→ **Given material**
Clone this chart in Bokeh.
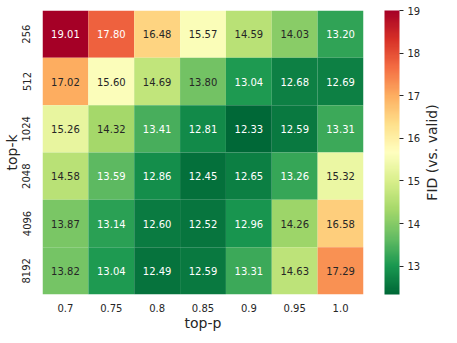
import math
import numpy as np
from bokeh.plotting import figure
from bokeh.layouts import row
from bokeh.models import (ColumnDataSource, LinearColorMapper, ColorBar, FixedTicker,
                          FactorRange, Range1d)
from bokeh.core.properties import value
from bokeh.embed import file_html
from bokeh.resources import INLINE

top_p = ["0.7", "0.75", "0.8", "0.85", "0.9", "0.95", "1.0"]
top_k = ["256", "512", "1024", "2048", "4096", "8192"]
fid = [
    [19.01, 17.80, 16.48, 15.57, 14.59, 14.03, 13.20],
    [17.02, 15.60, 14.69, 13.80, 13.04, 12.68, 12.69],
    [15.26, 14.32, 13.41, 12.81, 12.33, 12.59, 13.31],
    [14.58, 13.59, 12.86, 12.45, 12.65, 13.26, 15.32],
    [13.87, 13.14, 12.60, 12.52, 12.96, 14.26, 16.58],
    [13.82, 13.04, 12.49, 12.59, 13.31, 14.63, 17.29],
]
cbar_ticks = [13, 14, 15, 16, 17, 18, 19]
cbar_title = "FID (vs. valid)"

# RdYlGn colorbrewer anchors, reversed (green = low)
anchors = ['#a50026', '#d73027', '#f46d43', '#fdae61', '#fee08b', '#ffffbf',
           '#d9ef8b', '#a6d96a', '#66bd63', '#1a9850', '#006837'][::-1]
def hex2rgb(h):
    return np.array([int(h[i:i+2], 16) for i in (1, 3, 5)], dtype=float)
arr = np.array([hex2rgb(h) for h in anchors])
pos = np.linspace(0, 1, len(arr))
palette = []
for t in np.linspace(0, 1, 256):
    rgb = [np.interp(t, pos, arr[:, c]) for c in range(3)]
    palette.append('#%02x%02x%02x' % tuple(int(round(v)) for v in rgb))

flat = np.array(fid)
vmin, vmax = flat.min(), flat.max()
mapper = LinearColorMapper(palette=palette, low=vmin, high=vmax)

def lum(hexc):
    rgb = hex2rgb(hexc) / 255.0
    rgb = np.where(rgb <= 0.03928, rgb / 12.92, ((rgb + 0.055) / 1.055) ** 2.4)
    return 0.2126 * rgb[0] + 0.7152 * rgb[1] + 0.0722 * rgb[2]

xs, ys, vals, labels, tcols = [], [], [], [], []
for i, k in enumerate(top_k):
    for j, pp in enumerate(top_p):
        v = fid[i][j]
        xs.append(pp); ys.append(k); vals.append(v); labels.append("%.2f" % v)
        idx = int(round((v - vmin) / (vmax - vmin) * 255))
        c = palette[min(max(idx, 0), 255)]
        tcols.append('#262626' if lum(c) > 0.408 else 'white')

src = ColumnDataSource(dict(x=xs, y=ys, v=vals, t=labels, tc=tcols))

p = figure(x_range=FactorRange(*top_p), y_range=FactorRange(*top_k[::-1]),
           frame_width=321, frame_height=284, min_border_left=38, min_border_top=10,
           min_border_right=0, min_border_bottom=5,
           output_backend="svg", toolbar_location=None)
p.rect(x='x', y='y', width=1, height=1, source=src,
       fill_color={'field': 'v', 'transform': mapper}, line_color=None)
p.text(x='x', y='y', text='t', source=src, text_color='tc',
       text_align='center', text_baseline='middle', text_font_size='10px',
       text_font=value("DejaVu Sans"))

p.outline_line_color = None
p.grid.grid_line_color = None
for ax in (p.xaxis, p.yaxis):
    ax.axis_line_color = None
    ax.major_tick_line_color = None
    ax.minor_tick_line_color = None
    ax.major_label_text_font = "DejaVu Sans"
    ax.major_label_text_font_size = "10px"
    ax.major_label_text_color = "#262626"
    ax.axis_label_text_font = "DejaVu Sans"
    ax.axis_label_text_font_size = "14px"
    ax.axis_label_text_font_style = "normal"
    ax.axis_label_text_color = "#262626"
    ax.axis_label_standoff = 0
p.xaxis.axis_label = "top-p"
p.yaxis.axis_label = "top-k"
p.yaxis.major_label_orientation = "vertical"
p.xaxis.major_label_standoff = 3
p.yaxis.major_label_standoff = 6

cb = ColorBar(color_mapper=mapper, width=15, height=284, margin=0, padding=0,
              ticker=FixedTicker(ticks=cbar_ticks), major_tick_in=0, major_tick_out=4,
              major_tick_line_color='#262626', major_label_text_font_size='10px',
              major_label_text_font="DejaVu Sans", major_label_text_color='#262626',
              label_standoff=4,
              bar_line_color=None, border_line_color=None, location=(21, 0))
p.add_layout(cb, 'right')

# narrow companion figure holding the colour bar's title, reading bottom to top
p2 = figure(x_range=Range1d(0, 22), y_range=Range1d(0, 1),
            frame_width=22, frame_height=284, min_border_left=0, min_border_right=0,
            min_border_top=10, min_border_bottom=0,
            output_backend="svg", toolbar_location=None)
p2.axis.visible = False
p2.grid.visible = False
p2.outline_line_color = None
p2.text(x=[0], y=[0.5], text=[cbar_title], angle=math.pi / 2,
        text_align='center', text_baseline='top', text_font_size='14px',
        text_font=value("DejaVu Sans"), text_color='#262626')

open("out.html", "w").write(file_html(row(p, p2), INLINE))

→ **Task**
Repeat the lines exactly as they stand, from the opening line of the data through the line with "from bokeh.resources import INLINE". Pictures stay out of the copy.

→ **Correct output**
Clone this chart in Bokeh.
import math
import numpy as np
from bokeh.plotting import figure
from bokeh.layouts import row
from bokeh.models import (ColumnDataSource, LinearColorMapper, ColorBar, FixedTicker,
                          FactorRange, Range1d)
from bokeh.core.properties import value
from bokeh.embed import file_html
from bokeh.resources import INLINE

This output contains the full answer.